Los días persiguiéndose
Luis Miguel Fuentes

28 de julio de 2005

Tecnología

La idea de progreso se nos ha reducido a la tecnología, que es como si del Cielo sólo quedara su caldera. Las máquinas son los enanitos que viven con nosotros, son los caballos que nos llevan a los planetas y son la brujería trabajando a través de cánulas. “Cualquier tecnología suficientemente avanzada es indistinguible de la magia”, dijo Arthur C. Clarke, el gran gurú. No dejaría de resultar curioso que el hombre buscara la tecnología para llegar a la magia, que fue el primer intento de dominar la Naturaleza. Si la ciencia es una nostalgia de la magia, decididamente somos una especie que mira hacia atrás, el mono desnudo de Desmond Morris encendiendo la hoguera o el pelo de la otra tribu con un láser. El progreso es una idea del positivismo y por tanto un optimismo que pone a la Humanidad subiendo en un teleférico. Pero uno no termina de decidir qué resulta más ingenuo o incluso ridículo, el positivismo o el pesimismo, que cuando se hace literario se llama nihilismo y es tan hermoso como inútil. Entre Comte y Cioran juega toda la humanidad al ajedrez, y seguramente se duerme. Tal como anda el mundo, uno preferiría la esperanza positivista aunque fuera como horizonte o como flecha, sobre todo porque es la esperanza lo que da osadía y audacia, mientras el pesimismo sólo da ganas de meterse en la cama echando todas las persianas. Pero cuando sube el Discovery como la última escoba de nuestro brujos y se nos mete en el bolsillo toda la tecnología con patitas, uno lamenta que del progreso se olvide su dimensión moral, y que la visión cientifista del mundo, como opuesta a la visión mítica, sea un objetivo en sí, y no un medio para que el hombre encuentre su libertad.

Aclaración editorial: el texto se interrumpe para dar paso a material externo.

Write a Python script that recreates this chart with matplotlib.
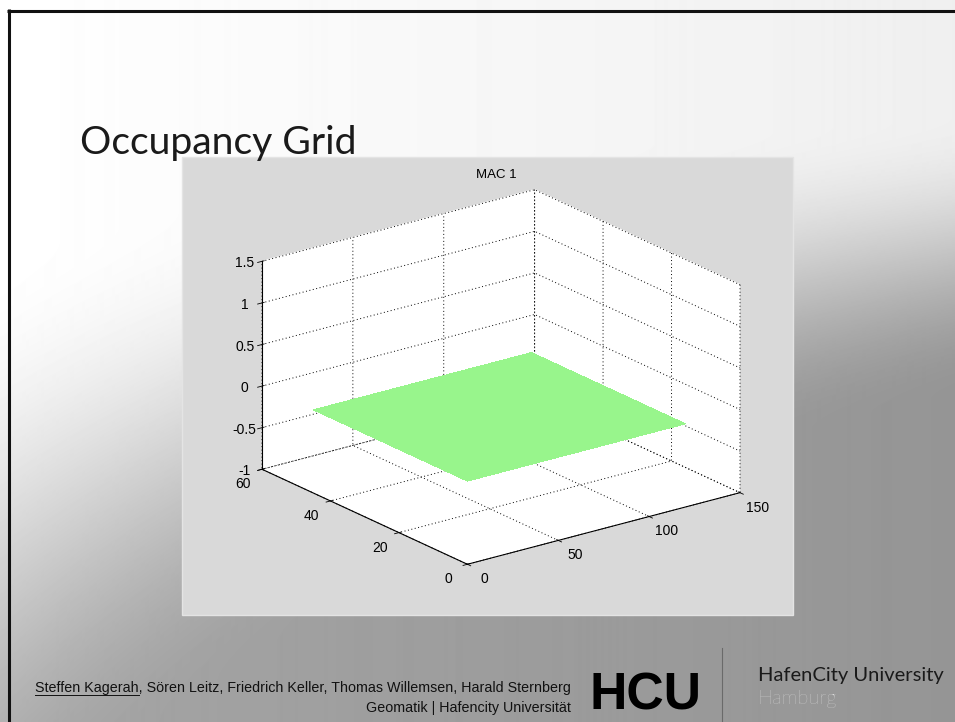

Mucha razón tenía el otro día la carta al director de unos profesores de Tecnología de Sevilla. Más importante que el I+D+I en las empresas, que parece una intención de pintar de iridio los despachos, piensa uno que es la educación, verdadero corazón del progreso real, si es eso a lo que aspiramos. La supresión de la clase de Tecnología es sólo una parte del problema porque las Humanidades, la Filosofía, la Historia, también les parece a los legisladores ocio de ateneístas y van a aflojarlas o a darlas en el patio. Es como si se hubieran liado a hachazos con los dos hemisferios del cerebro humano. Al final, sólo queda espacio para que se estudie Derecho o Empresariales, que es lo que da ciudadanos más elegantes y provechosos. Aquel ideal renacentista (o sea, clásico) del hombre de ciencias y de letras ha dejado paso a la cultura del broker, que no es ninguna de estas cosas sino el mercado persa de Ketelbey enchufado a Internet. Ahora que nace la Corporación Tecnológica Andaluza, que de momento sólo es la foto de un orfeón, y hablan de “transferencia de conocimiento tecnológico” y de “intersectorialidad de todos los sectores” (gran hallazgo éste); ahora que navegamos en la Segunda Modernización que, recordando lo que decía Schopenhauer de Dios, es como un hierro de madera y no nos trae más que enchufes floreados; ahora uno recordaría que la tecnología no debería ser el progreso, sino una consecuencia de él. Y que este progreso hay que empezarlo en esas escuelas con carpas que nos pone la Junta antes que reuniendo compañías telefónicas. La ciencia es la poesía de la verdad. La ética, que forma parte de nuestra evolución, un avance más importante que el desentrañamiento del genoma humano. Unamos las dos, verán cómo eso no sale en ninguno de los proyectos que nos traen los políticos.